By Daniel Johnson-Kim, Editor in Chief
While a cloud of smoke filled the sky and two helitankers dropped water on flames less than 30 feet away, Peter Fischer, his wife Beverly and a group of more than 20 of the Fischer’s employees, friends, family and neighbors pulled out all the stops to prevent the blaze from reaching their house and igniting two propane tanks in the backyard.
Two Abilene Fire engines parked behind the Fischers’ house, and while AFD firefighters battled flames spreading through the brush and grass in the distance, the crowd behind the Fischers’ home soaked the ground with garden hoses, orange water coolers, a water pump and anything else they could find.

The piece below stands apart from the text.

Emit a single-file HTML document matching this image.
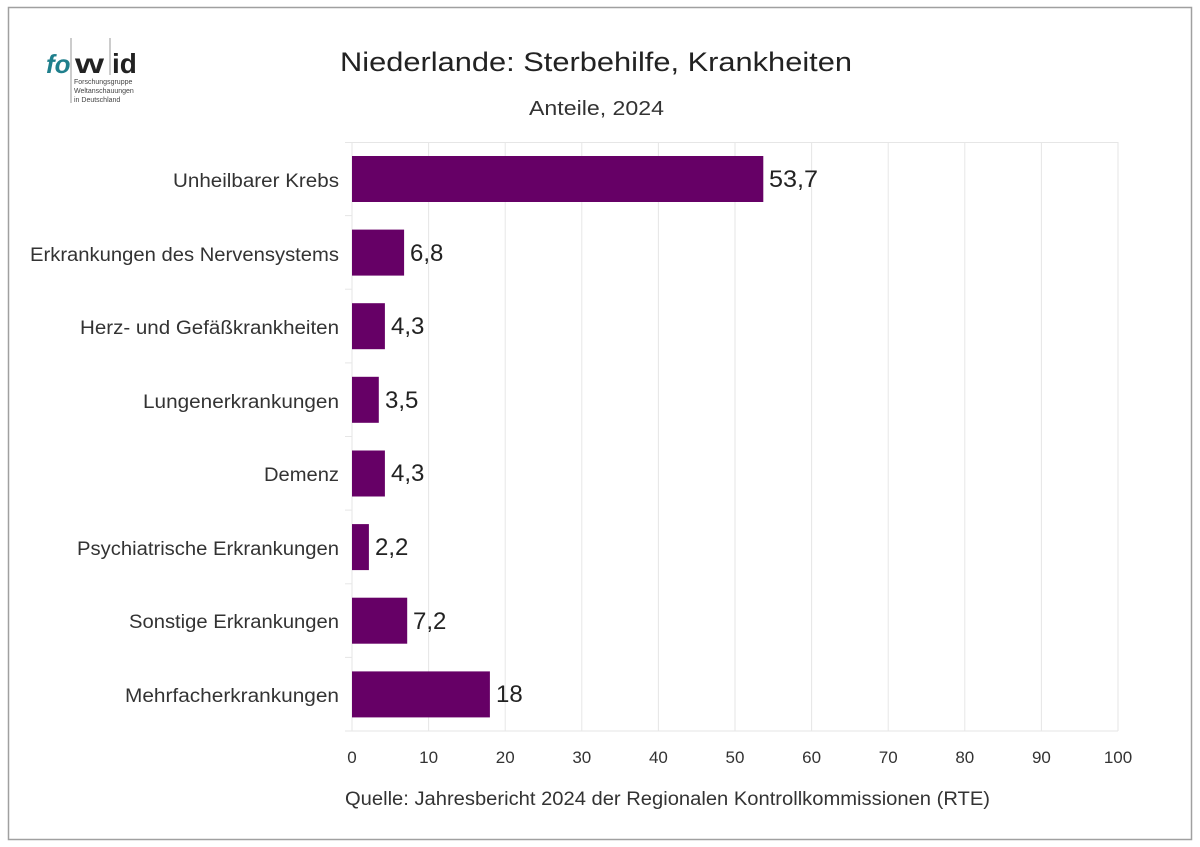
<!DOCTYPE html>
<html><head><meta charset="utf-8"><style>
html,body{margin:0;padding:0;background:#fff}
svg{display:block;font-family:"Liberation Sans",sans-serif}
</style></head><body>
<svg width="1200" height="847" viewBox="0 0 1200 847">
<rect x="8.5" y="7.5" width="1183" height="832" fill="#fff" stroke="#a0a0a0" stroke-width="1.5"/>
<!-- logo -->
<text x="46" y="73" font-size="26" font-weight="bold" font-style="italic" fill="#1f7f8c">fo</text>
<line x1="71" y1="38" x2="71" y2="103" stroke="#999" stroke-width="1"/>
<line x1="110" y1="38" x2="110" y2="75" stroke="#999" stroke-width="1"/>
<text x="75" y="73" font-size="28" font-weight="bold" fill="#222" textLength="29" lengthAdjust="spacingAndGlyphs">w</text>
<text x="112" y="73" font-size="28" font-weight="bold" fill="#222">id</text>
<text x="74" y="84" font-size="7" fill="#444">Forschungsgruppe</text>
<text x="74" y="93" font-size="7" fill="#444">Weltanschauungen</text>
<text x="74" y="102" font-size="7" fill="#444">in Deutschland</text>
<text x="340" y="71" font-size="27" fill="#222" textLength="512" lengthAdjust="spacingAndGlyphs">Niederlande: Sterbehilfe, Krankheiten</text>
<text x="529" y="115" font-size="20" fill="#333" textLength="135" lengthAdjust="spacingAndGlyphs">Anteile, 2024</text>
<!-- grid -->
<g stroke="#e6e6e6" stroke-width="1">
<line x1="345" y1="142.5" x2="1118" y2="142.5"/>
<line x1="428.6" y1="142" x2="428.6" y2="731"/><line x1="505.2" y1="142" x2="505.2" y2="731"/>
<line x1="581.8" y1="142" x2="581.8" y2="731"/><line x1="658.4" y1="142" x2="658.4" y2="731"/>
<line x1="735" y1="142" x2="735" y2="731"/><line x1="811.6" y1="142" x2="811.6" y2="731"/>
<line x1="888.2" y1="142" x2="888.2" y2="731"/><line x1="964.8" y1="142" x2="964.8" y2="731"/>
<line x1="1041.4" y1="142" x2="1041.4" y2="731"/><line x1="1118" y1="142" x2="1118" y2="731"/>
<line x1="352" y1="731" x2="1118" y2="731"/>
<line x1="352" y1="142" x2="352" y2="731"/>
<line x1="345" y1="215.6" x2="352" y2="215.6"/><line x1="345" y1="289.2" x2="352" y2="289.2"/>
<line x1="345" y1="362.9" x2="352" y2="362.9"/><line x1="345" y1="436.5" x2="352" y2="436.5"/>
<line x1="345" y1="510.1" x2="352" y2="510.1"/><line x1="345" y1="583.8" x2="352" y2="583.8"/>
<line x1="345" y1="657.4" x2="352" y2="657.4"/><line x1="345" y1="731" x2="352" y2="731"/>
</g>
<g fill="#660066">
<rect x="352" y="156" width="411.3" height="46"/>
<rect x="352" y="229.6" width="52.1" height="46"/>
<rect x="352" y="303.2" width="32.9" height="46"/>
<rect x="352" y="376.8" width="26.8" height="46"/>
<rect x="352" y="450.5" width="32.9" height="46"/>
<rect x="352" y="524.1" width="16.9" height="46"/>
<rect x="352" y="597.7" width="55.2" height="46"/>
<rect x="352" y="671.4" width="137.9" height="46"/>
</g>
<g font-size="24" fill="#222">
<text x="769" y="187" textLength="49" lengthAdjust="spacingAndGlyphs">53,7</text>
<text x="410" y="261">6,8</text>
<text x="391" y="334">4,3</text>
<text x="385" y="408">3,5</text>
<text x="391" y="481">4,3</text>
<text x="375" y="555">2,2</text>
<text x="413" y="629">7,2</text>
<text x="496" y="702">18</text>
</g>
<g font-size="19" fill="#333">
<text x="173" y="187" textLength="166" lengthAdjust="spacingAndGlyphs">Unheilbarer Krebs</text>
<text x="30" y="261" textLength="309" lengthAdjust="spacingAndGlyphs">Erkrankungen des Nervensystems</text>
<text x="80" y="334" textLength="259" lengthAdjust="spacingAndGlyphs">Herz- und Gefäßkrankheiten</text>
<text x="143" y="408" textLength="196" lengthAdjust="spacingAndGlyphs">Lungenerkrankungen</text>
<text x="264" y="481" textLength="75" lengthAdjust="spacingAndGlyphs">Demenz</text>
<text x="77" y="555" textLength="262" lengthAdjust="spacingAndGlyphs">Psychiatrische Erkrankungen</text>
<text x="129" y="628" textLength="210" lengthAdjust="spacingAndGlyphs">Sonstige Erkrankungen</text>
<text x="125" y="702" textLength="214" lengthAdjust="spacingAndGlyphs">Mehrfacherkrankungen</text>
</g>
<g font-size="17" fill="#333" text-anchor="middle">
<text x="352" y="763">0</text><text x="428.6" y="763">10</text><text x="505.2" y="763">20</text>
<text x="581.8" y="763">30</text><text x="658.4" y="763">40</text><text x="735" y="763">50</text>
<text x="811.6" y="763">60</text><text x="888.2" y="763">70</text><text x="964.8" y="763">80</text>
<text x="1041.4" y="763">90</text><text x="1118" y="763">100</text>
</g>
<text x="345" y="805" font-size="19" fill="#333" textLength="645" lengthAdjust="spacingAndGlyphs">Quelle: Jahresbericht 2024 der Regionalen Kontrollkommissionen (RTE)</text>
</svg>
</body></html>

“One of my neighbors called, and I just left work,” Peter Fischer said right before shouting at one of his employees to grab a big blue hose behind the house.
The Fischers saved their home, but the grass fire that started near County Road 258 in Callahan County burned more than 700 acres and destroyed at least two homes and damaged several structures Tuesday afternoon, said Les Rogers, an assistant chief with the Texas Forest Service.

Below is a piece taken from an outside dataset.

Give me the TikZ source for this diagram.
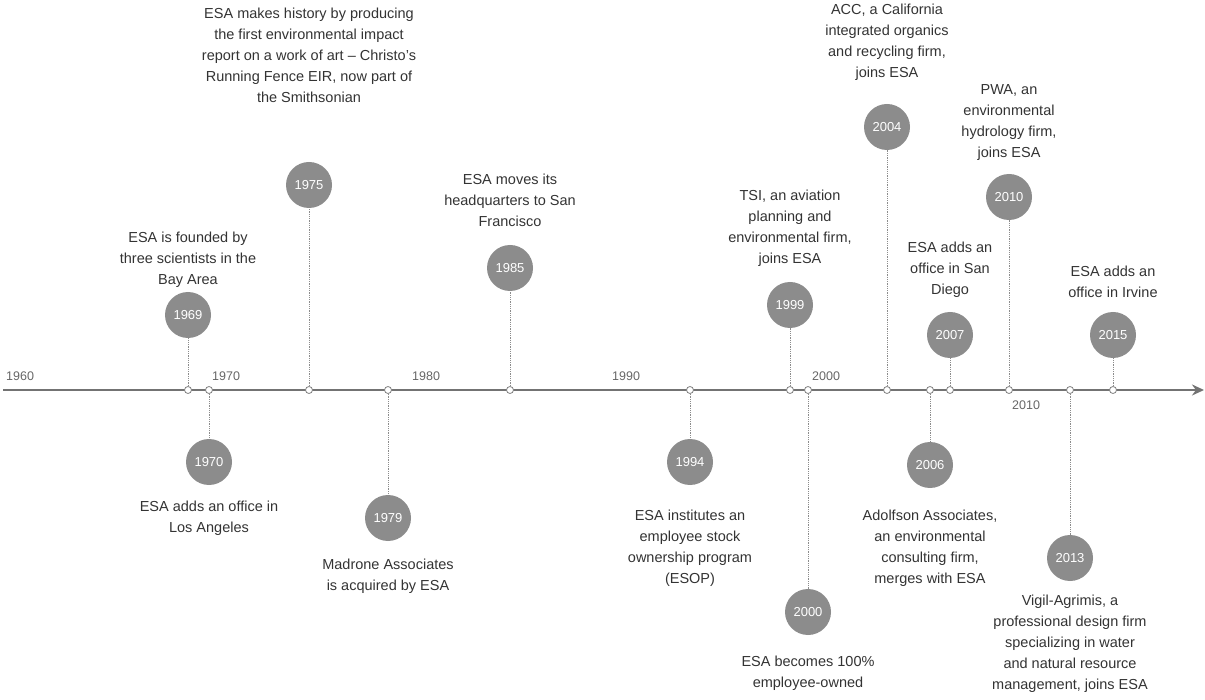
\documentclass[tikz,border=0pt]{standalone}
\usepackage{fontspec}
\setmainfont{Liberation Sans}
\usetikzlibrary{arrows.meta}
\begin{document}
\begin{tikzpicture}[x=1pt,y=-1pt,
    ball/.style={circle, fill=black!45, minimum size=46pt, inner sep=0pt, text=white, font=\fontsize{13}{13}\selectfont},
    note/.style={align=center, text=black!80, font=\fontsize{14.5}{21}\selectfont},
    yearlbl/.style={text=black!60, inner sep=0pt, font=\fontsize{12.5}{12.5}\selectfont},
    axisdot/.style={circle, draw=black!50, fill=white, minimum size=7pt, inner sep=0pt, line width=0.8pt},
    stem/.style={draw=black!45, line width=0.8pt, densely dotted},
    axisline/.style={draw=black!55, line width=2pt, -{Stealth[length=12pt,width=11pt]}}]
    \useasboundingbox (0,0) rectangle (1205,700);

    % time axis
    \coordinate (axstart) at (3,390);
    \coordinate (axend) at (1204,390);
    \draw[axisline] (axstart) -- (axend);

    % decade labels
    \node[yearlbl, anchor=south west] (y1960) at (6,381) {1960};
    \node[yearlbl, anchor=south west] (y1970) at (212,381) {1970};
    \node[yearlbl, anchor=south west] (y1980) at (412,381) {1980};
    \node[yearlbl, anchor=south west] (y1990) at (612,381) {1990};
    \node[yearlbl, anchor=south west] (y2000) at (812,381) {2000};
    \node[yearlbl, anchor=north west] (y2010) at (1012,401) {2010};

    % dots on the axis
    \node[axisdot] (d1969) at (188,390) {};
    \node[axisdot] (d1970) at (209,390) {};
    \node[axisdot] (d1975) at (309,390) {};
    \node[axisdot] (d1979) at (388,390) {};
    \node[axisdot] (d1985) at (510,390) {};
    \node[axisdot] (d1994) at (690,390) {};
    \node[axisdot] (d1999) at (790,390) {};
    \node[axisdot] (d2000) at (808,390) {};
    \node[axisdot] (d2004) at (887,390) {};
    \node[axisdot] (d2006) at (930,390) {};
    \node[axisdot] (d2007) at (950,390) {};
    \node[axisdot] (d2010) at (1009,390) {};
    \node[axisdot] (d2013) at (1070,390) {};
    \node[axisdot] (d2015) at (1113,390) {};

    % events above the axis
    \node[ball] (b1969) at (188,315) {1969};
    \node[note] (n1969) at (188,260) {ESA is founded by\\three scientists in the\\Bay Area};

    \node[ball] (b1975) at (309,185) {1975};
    \node[note] (n1975) at (309,55) {ESA makes history by producing\\the first environmental impact\\report on a work of art -- Christo's\\Running Fence EIR, now part of\\the Smithsonian};

    \node[ball] (b1985) at (510,268) {1985};
    \node[note] (n1985) at (510,200) {ESA moves its\\headquarters to San\\Francisco};

    \node[ball] (b1999) at (790,305) {1999};
    \node[note] (n1999) at (790,228) {TSI, an aviation\\planning and\\environmental firm,\\joins ESA};

    \node[ball] (b2004) at (887,127) {2004};
    \node[note] (n2004) at (887,42) {ACC, a California\\integrated organics\\and recycling firm,\\joins ESA};

    \node[ball] (b2007) at (950,335) {2007};
    \node[note] (n2007) at (950,270) {ESA adds an\\office in San\\Diego};

    \node[ball] (b2010) at (1009,197) {2010};
    \node[note] (n2010) at (1009,123) {PWA, an\\environmental\\hydrology firm,\\joins ESA};

    \node[ball] (b2015) at (1113,335) {2015};
    \node[note] (n2015) at (1113,282) {ESA adds an\\office in Irvine};

    % events below the axis
    \node[ball] (b1970) at (209,462) {1970};
    \node[note] (n1970) at (209,518) {ESA adds an office in\\Los Angeles};

    \node[ball] (b1979) at (388,518) {1979};
    \node[note] (n1979) at (388,576) {Madrone Associates\\is acquired by ESA};

    \node[ball] (b1994) at (690,462) {1994};
    \node[note] (n1994) at (690,548) {ESA institutes an\\employee stock\\ownership program\\(ESOP)};

    \node[ball] (b2000) at (808,612) {2000};
    \node[note] (n2000) at (808,673) {ESA becomes 100\%\\employee-owned};

    \node[ball] (b2006) at (930,465) {2006};
    \node[note] (n2006) at (930,548) {Adolfson Associates,\\an environmental\\consulting firm,\\merges with ESA};

    \node[ball] (b2013) at (1070,558) {2013};
    \node[note] (n2013) at (1070,644) {Vigil-Agrimis, a\\professional design firm\\specializing in water\\and natural resource\\management, joins ESA};

    % stems
    \draw[stem] (d1969) -- (b1969);
    \draw[stem] (d1975) -- (b1975);
    \draw[stem] (d1985) -- (b1985);
    \draw[stem] (d1999) -- (b1999);
    \draw[stem] (d2004) -- (b2004);
    \draw[stem] (d2007) -- (b2007);
    \draw[stem] (d2010) -- (b2010);
    \draw[stem] (d2015) -- (b2015);
    \draw[stem] (d1970) -- (b1970);
    \draw[stem] (d1979) -- (b1979);
    \draw[stem] (d1994) -- (b1994);
    \draw[stem] (d2000) -- (b2000);
    \draw[stem] (d2006) -- (b2006);
    \draw[stem] (d2013) -- (b2013);
\end{tikzpicture}
\end{document}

The fire began between 3-3:30 p.m. and quickly burned through acres of dead brush and grass in the area between Eula and Clyde, while the sun set on the smoke-filled sky. The blaze spread in a north east direction and torched hundreds of acres of land in less than two hours.
Rogers said more than 100 structures were in threat of being burned during the fire, which was more than 10 miles from ACU’s campus; smoke could be seen from East North 16th Street.

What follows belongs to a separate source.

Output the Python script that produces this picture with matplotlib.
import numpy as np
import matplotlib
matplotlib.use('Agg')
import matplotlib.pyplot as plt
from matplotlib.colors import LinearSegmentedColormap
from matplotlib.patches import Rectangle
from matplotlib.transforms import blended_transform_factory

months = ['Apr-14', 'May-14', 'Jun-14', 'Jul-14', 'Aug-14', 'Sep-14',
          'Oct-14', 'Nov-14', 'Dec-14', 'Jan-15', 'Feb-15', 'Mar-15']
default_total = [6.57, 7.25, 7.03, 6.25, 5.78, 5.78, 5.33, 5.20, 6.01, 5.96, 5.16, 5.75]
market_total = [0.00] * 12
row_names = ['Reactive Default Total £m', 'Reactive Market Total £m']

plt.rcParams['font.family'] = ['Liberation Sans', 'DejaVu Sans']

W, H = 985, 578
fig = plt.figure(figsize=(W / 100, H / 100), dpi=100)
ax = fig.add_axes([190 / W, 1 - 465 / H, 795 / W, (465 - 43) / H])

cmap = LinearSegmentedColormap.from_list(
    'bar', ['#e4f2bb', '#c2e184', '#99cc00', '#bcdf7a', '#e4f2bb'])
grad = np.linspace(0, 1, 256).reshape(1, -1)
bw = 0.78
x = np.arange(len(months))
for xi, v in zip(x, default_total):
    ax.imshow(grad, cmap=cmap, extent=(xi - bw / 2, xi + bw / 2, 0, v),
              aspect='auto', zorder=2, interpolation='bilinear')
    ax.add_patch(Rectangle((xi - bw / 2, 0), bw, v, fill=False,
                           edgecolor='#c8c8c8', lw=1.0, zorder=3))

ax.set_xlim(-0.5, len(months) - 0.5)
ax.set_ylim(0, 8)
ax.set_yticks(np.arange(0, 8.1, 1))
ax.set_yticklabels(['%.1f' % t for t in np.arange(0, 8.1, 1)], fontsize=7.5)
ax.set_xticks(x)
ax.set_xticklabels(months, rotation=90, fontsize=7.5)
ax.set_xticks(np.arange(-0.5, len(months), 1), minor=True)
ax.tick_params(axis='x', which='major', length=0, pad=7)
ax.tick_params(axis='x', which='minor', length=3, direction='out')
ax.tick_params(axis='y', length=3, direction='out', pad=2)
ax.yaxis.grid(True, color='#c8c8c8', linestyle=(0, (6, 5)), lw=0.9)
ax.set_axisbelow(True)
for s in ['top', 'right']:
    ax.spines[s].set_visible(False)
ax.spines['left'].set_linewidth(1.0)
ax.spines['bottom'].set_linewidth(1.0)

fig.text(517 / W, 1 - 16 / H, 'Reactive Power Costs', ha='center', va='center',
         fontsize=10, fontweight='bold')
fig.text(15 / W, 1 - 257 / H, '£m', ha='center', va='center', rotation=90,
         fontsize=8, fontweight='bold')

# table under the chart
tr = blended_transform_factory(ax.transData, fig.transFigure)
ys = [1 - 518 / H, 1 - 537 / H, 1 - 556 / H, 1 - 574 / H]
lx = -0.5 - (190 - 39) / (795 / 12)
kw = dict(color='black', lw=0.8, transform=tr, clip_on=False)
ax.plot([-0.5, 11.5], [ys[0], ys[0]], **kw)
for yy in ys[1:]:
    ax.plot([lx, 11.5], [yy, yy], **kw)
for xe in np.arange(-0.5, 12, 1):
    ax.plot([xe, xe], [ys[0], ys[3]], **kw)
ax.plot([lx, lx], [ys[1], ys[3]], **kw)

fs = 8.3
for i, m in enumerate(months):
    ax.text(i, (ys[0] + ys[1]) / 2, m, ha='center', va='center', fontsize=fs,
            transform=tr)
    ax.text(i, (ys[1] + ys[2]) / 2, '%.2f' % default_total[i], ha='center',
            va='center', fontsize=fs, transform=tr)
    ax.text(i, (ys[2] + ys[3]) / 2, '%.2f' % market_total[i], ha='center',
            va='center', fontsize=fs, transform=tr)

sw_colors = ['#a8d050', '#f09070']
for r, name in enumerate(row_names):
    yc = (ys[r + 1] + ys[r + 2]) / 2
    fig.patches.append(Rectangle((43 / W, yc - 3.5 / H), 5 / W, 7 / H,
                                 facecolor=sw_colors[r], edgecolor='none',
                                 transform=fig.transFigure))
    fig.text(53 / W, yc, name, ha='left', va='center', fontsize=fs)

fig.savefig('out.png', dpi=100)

“For Callahan, this is one of the bigger one’s this year,” Rogers said.
The cause of the fire is under investigation, Rogers said. No injuries were reported.
The Texas Forest Service was called to the scene around 5 p.m., and the Air Attack, Helitankers and Strike Team of dozers joined seven fire departments in battling the blaze. Units from Abilene, Hamby, Potosi, Clyde, Baird, Eula and Dyess responded to the fire, and 80 percent of the fire was contained by 9 p.m. Tuesday.
A neighbor called Peter Fischer, the owner of Abilene Sales, 1649 S. Treadaway, around 3 p.m., and he rushed back to the house he has only called home for three years. His wife Beverly and their daughter Stephanie Sullivan, a second grade teacher at Clyde Elementary school, left their workplaces soon after.
When Sullivan arrived she said the fire was spreading through brush more than 40 feet away from her father’s home. Although she and her mother were some of the last people on the scene, there was a team of familiar faces soaking the ground and taking orders from Peter.
“It’s just amazing,” Beverly said. “That’s your small town atmosphere; everybody shows up.”